▸ **Problem**: Retype each line of the material exactly, please, skipping any picture in it.

>> BEGIN Source excerpt

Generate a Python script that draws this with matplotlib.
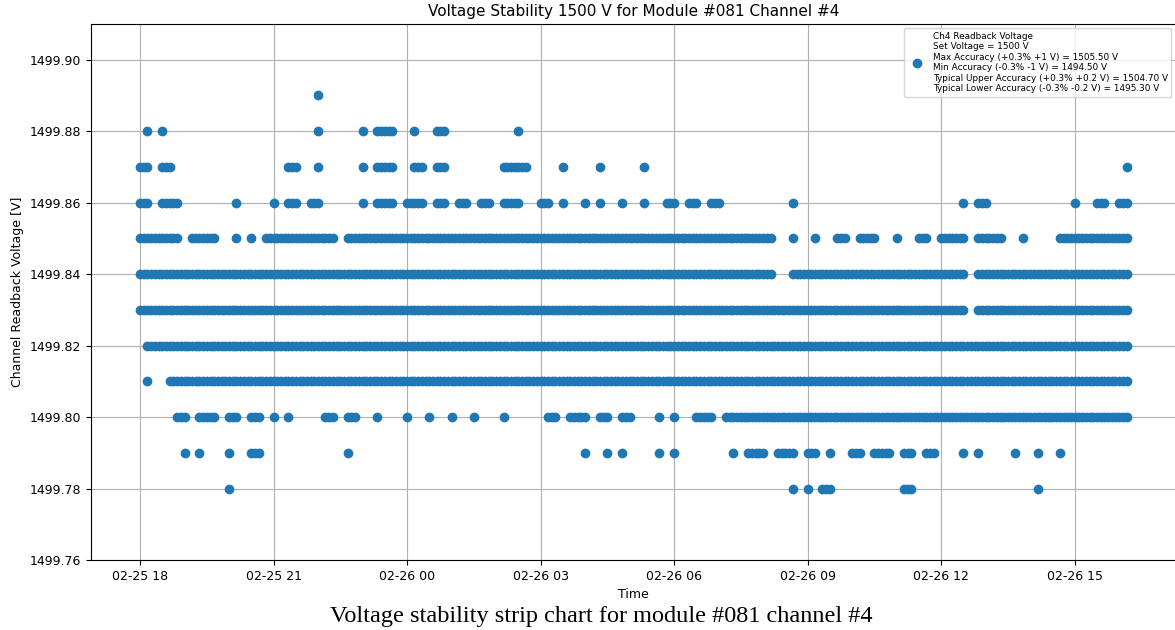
import datetime

import matplotlib
matplotlib.use("Agg")
import matplotlib.dates as mdates
import numpy as np
from matplotlib import pyplot as plt
from matplotlib.ticker import FormatStrFormatter

# --- Data ---
# start of the run and width of one slot of the occupancy strings
start_time = datetime.datetime(2023, 2, 25, 18, 0)
slot_minutes = 5

# readback levels [V]
levels = [1499.89, 1499.88, 1499.87, 1499.86, 1499.85, 1499.84,
          1499.83, 1499.82, 1499.81, 1499.80, 1499.79, 1499.78]

# one string per level, one char per 5 min slot ('#' = reading at that level)
# groups of 12 slots = 1 hour from 02-25 18:00, last group ends 02-26 16:10
occ_1499_89 = ("............ ............ ............ ............ #........... ............ "
               "............ ............ ............ ............ ............ ............ "
               "............ ............ ............ ............ ............ ............ "
               "............ ............ ............ ............ ...")
occ_1499_88 = ("..#...#..... ............ ............ ............ #........... #...#####... "
               "..#.....###. ............ ......#..... ............ ............ ............ "
               "............ ............ ............ ............ ............ ............ "
               "............ ............ ............ ............ ...")
occ_1499_87 = ("###...###... ............ ............ ....###..... #........... #...#####... "
               "..###...###. ............ ..#######... ......#..... ....#....... ....#....... "
               "............ ............ ............ ............ ............ ............ "
               "............ ............ ............ ............ ..#")
occ_1499_86 = ("###...#####. ............ ..#......... #...###...## #........... #...#####... "
               "#####...###. ..###...###. ..#####..... ###...#..... #...#.....#. ....#.....## "
               "#...###...## #........... ........#... ............ ............ ............ "
               "......#...## #........... ............ #.....###... ###")
occ_1499_85 = ("###########. ..#######... ..#...#...## ############ #####...#### ############ "
               "############ ############ ############ ############ ############ ############ "
               "############ ############ ###.....#... ..#.....###. ..#####..... #.....###... "
               "#######...## #####.....#. ........#### ############ ###")
occ_1499_84 = ("############ ############ ############ ############ ############ ############ "
               "############ ############ ############ ############ ############ ############ "
               "############ ############ ###.....#### ############ ############ ############ "
               "#######...## ############ ############ ############ ###")
occ_1499_83 = ("############ ############ ############ ############ ############ ############ "
               "############ ############ ############ ############ ############ ############ "
               "############ ############ ############ ############ ############ ############ "
               "#######...## ############ ############ ############ ###")
occ_1499_82 = ("..########## ############ ############ ############ ############ ############ "
               "############ ############ ############ ############ ############ ############ "
               "############ ############ ############ ############ ############ ############ "
               "############ ############ ############ ############ ###")
occ_1499_81 = ("..#.....#### ############ ############ ############ ############ ############ "
               "############ ############ ############ ############ ############ ############ "
               "############ ############ ############ ############ ############ ############ "
               "############ ############ ############ ############ ###")
occ_1499_80 = ("..........## #...#####... ###...###... #...#....... ..###...###. ....#....... "
               "#.....#..... #.....#..... ..#......... ..###...#### #...###...## #.......#... "
               "#.....#####. ..########## ############ ############ ############ ############ "
               "############ ############ ############ ############ ###")
occ_1499_79 = ("............ #...#....... #.....###... ............ ........#... ............ "
               "............ ............ ............ ............ #.....#...#. ........#... "
               "#........... ....#...#### #...#####... ###...#..... ###...#####. ..###...###. "
               "......#...#. ........#... ..#.....#... ............ ...")
occ_1499_78 = ("............ ............ #........... ............ ............ ............ "
               "............ ............ ............ ............ ............ ............ "
               "............ ............ ........#... #...###..... ............ ..###....... "
               "............ ............ ..#......... ............ ...")

occupancy = [occ_1499_89, occ_1499_88, occ_1499_87, occ_1499_86,
             occ_1499_85, occ_1499_84, occ_1499_83, occ_1499_82,
             occ_1499_81, occ_1499_80, occ_1499_79, occ_1499_78]

legend_label = ("Ch4 Readback Voltage\n"
                "Set Voltage = 1500 V\n"
                "Max Accuracy (+0.3% +1 V) = 1505.50 V\n"
                "Min Accuracy (-0.3% -1 V) = 1494.50 V\n"
                "Typical Upper Accuracy (+0.3% +0.2 V) = 1504.70 V\n"
                "Typical Lower Accuracy (-0.3% -0.2 V) = 1495.30 V")

# --- build point lists from the strings ---
times = []
volts = []
for level, occ in zip(levels, occupancy):
    slots = occ.replace(" ", "")
    assert len(slots) == 267, (level, len(slots))
    for i, c in enumerate(slots):
        if c == "#":
            times.append(start_time + datetime.timedelta(minutes=i * slot_minutes))
            volts.append(level)

# --- plot ---
fig = plt.figure(figsize=(11.75, 6.3), dpi=100)
ax = fig.add_axes([0.0772, 0.1111, 0.9236, 0.8508])

ax.plot(times, volts, "o", color="C0", label=legend_label, zorder=3)

ax.set_ylim(1499.76, 1499.91)
ax.set_yticks(np.arange(1499.76, 1499.905, 0.02))
ax.yaxis.set_major_formatter(FormatStrFormatter("%.2f"))

ax.xaxis.set_major_locator(mdates.HourLocator(byhour=range(0, 24, 3)))
ax.xaxis.set_major_formatter(mdates.DateFormatter("%m-%d %H"))
ax.tick_params(labelsize=9)

ax.grid(True)
ax.set_axisbelow(True)
ax.set_title("Voltage Stability 1500 V for Module #081 Channel #4", fontsize=11)
ax.set_xlabel("Time", fontsize=9)
ax.set_ylabel("Channel Readback Voltage [V]", fontsize=9)
ax.legend(loc="upper right", fontsize=6.4)

# caption under the figure
fig.text(0.512, 0.022, "Voltage stability strip chart for module #081 channel #4",
         ha="center", va="center", fontsize=17.5,
         family=["Liberation Serif", "DejaVu Serif"])

fig.savefig("out.png", dpi=100)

>> END Source excerpt

▸ **Completed exercise**:
Generate a Python script that draws this with matplotlib.
import datetime

import matplotlib
matplotlib.use("Agg")
import matplotlib.dates as mdates
import numpy as np
from matplotlib import pyplot as plt
from matplotlib.ticker import FormatStrFormatter

# --- Data ---
# start of the run and width of one slot of the occupancy strings
start_time = datetime.datetime(2023, 2, 25, 18, 0)
slot_minutes = 5

# readback levels [V]
levels = [1499.89, 1499.88, 1499.87, 1499.86, 1499.85, 1499.84,
          1499.83, 1499.82, 1499.81, 1499.80, 1499.79, 1499.78]

# one string per level, one char per 5 min slot ('#' = reading at that level)
# groups of 12 slots = 1 hour from 02-25 18:00, last group ends 02-26 16:10
occ_1499_89 = ("............ ............ ............ ............ #........... ............ "
               "............ ............ ............ ............ ............ ............ "
               "............ ............ ............ ............ ............ ............ "
               "............ ............ ............ ............ ...")
occ_1499_88 = ("..#...#..... ............ ............ ............ #........... #...#####... "
               "..#.....###. ............ ......#..... ............ ............ ............ "
               "............ ............ ............ ............ ............ ............ "
               "............ ............ ............ ............ ...")
occ_1499_87 = ("###...###... ............ ............ ....###..... #........... #...#####... "
               "..###...###. ............ ..#######... ......#..... ....#....... ....#....... "
               "............ ............ ............ ............ ............ ............ "
               "............ ............ ............ ............ ..#")
occ_1499_86 = ("###...#####. ............ ..#......... #...###...## #........... #...#####... "
               "#####...###. ..###...###. ..#####..... ###...#..... #...#.....#. ....#.....## "
               "#...###...## #........... ........#... ............ ............ ............ "
               "......#...## #........... ............ #.....###... ###")
occ_1499_85 = ("###########. ..#######... ..#...#...## ############ #####...#### ############ "
               "############ ############ ############ ############ ############ ############ "
               "############ ############ ###.....#... ..#.....###. ..#####..... #.....###... "
               "#######...## #####.....#. ........#### ############ ###")
occ_1499_84 = ("############ ############ ############ ############ ############ ############ "
               "############ ############ ############ ############ ############ ############ "
               "############ ############ ###.....#### ############ ############ ############ "
               "#######...## ############ ############ ############ ###")
occ_1499_83 = ("############ ############ ############ ############ ############ ############ "
               "############ ############ ############ ############ ############ ############ "
               "############ ############ ############ ############ ############ ############ "
               "#######...## ############ ############ ############ ###")
occ_1499_82 = ("..########## ############ ############ ############ ############ ############ "
               "############ ############ ############ ############ ############ ############ "
               "############ ############ ############ ############ ############ ############ "
               "############ ############ ############ ############ ###")
occ_1499_81 = ("..#.....#### ############ ############ ############ ############ ############ "
               "############ ############ ############ ############ ############ ############ "
               "############ ############ ############ ############ ############ ############ "
               "############ ############ ############ ############ ###")
occ_1499_80 = ("..........## #...#####... ###...###... #...#....... ..###...###. ....#....... "
               "#.....#..... #.....#..... ..#......... ..###...#### #...###...## #.......#... "
               "#.....#####. ..########## ############ ############ ############ ############ "
               "############ ############ ############ ############ ###")
occ_1499_79 = ("............ #...#....... #.....###... ............ ........#... ............ "
               "............ ............ ............ ............ #.....#...#. ........#... "
               "#........... ....#...#### #...#####... ###...#..... ###...#####. ..###...###. "
               "......#...#. ........#... ..#.....#... ............ ...")
occ_1499_78 = ("............ ............ #........... ............ ............ ............ "
               "............ ............ ............ ............ ............ ............ "
               "............ ............ ........#... #...###..... ............ ..###....... "
               "............ ............ ..#......... ............ ...")

occupancy = [occ_1499_89, occ_1499_88, occ_1499_87, occ_1499_86,
             occ_1499_85, occ_1499_84, occ_1499_83, occ_1499_82,
             occ_1499_81, occ_1499_80, occ_1499_79, occ_1499_78]

legend_label = ("Ch4 Readback Voltage\n"
                "Set Voltage = 1500 V\n"
                "Max Accuracy (+0.3% +1 V) = 1505.50 V\n"
                "Min Accuracy (-0.3% -1 V) = 1494.50 V\n"
                "Typical Upper Accuracy (+0.3% +0.2 V) = 1504.70 V\n"
                "Typical Lower Accuracy (-0.3% -0.2 V) = 1495.30 V")

# --- build point lists from the strings ---
times = []
volts = []
for level, occ in zip(levels, occupancy):
    slots = occ.replace(" ", "")
    assert len(slots) == 267, (level, len(slots))
    for i, c in enumerate(slots):
        if c == "#":
            times.append(start_time + datetime.timedelta(minutes=i * slot_minutes))
            volts.append(level)

# --- plot ---
fig = plt.figure(figsize=(11.75, 6.3), dpi=100)
ax = fig.add_axes([0.0772, 0.1111, 0.9236, 0.8508])

ax.plot(times, volts, "o", color="C0", label=legend_label, zorder=3)

ax.set_ylim(1499.76, 1499.91)
ax.set_yticks(np.arange(1499.76, 1499.905, 0.02))
ax.yaxis.set_major_formatter(FormatStrFormatter("%.2f"))

ax.xaxis.set_major_locator(mdates.HourLocator(byhour=range(0, 24, 3)))
ax.xaxis.set_major_formatter(mdates.DateFormatter("%m-%d %H"))
ax.tick_params(labelsize=9)

ax.grid(True)
ax.set_axisbelow(True)
ax.set_title("Voltage Stability 1500 V for Module #081 Channel #4", fontsize=11)
ax.set_xlabel("Time", fontsize=9)
ax.set_ylabel("Channel Readback Voltage [V]", fontsize=9)
ax.legend(loc="upper right", fontsize=6.4)

# caption under the figure
fig.text(0.512, 0.022, "Voltage stability strip chart for module #081 channel #4",
         ha="center", va="center", fontsize=17.5,
         family=["Liberation Serif", "DejaVu Serif"])

fig.savefig("out.png", dpi=100)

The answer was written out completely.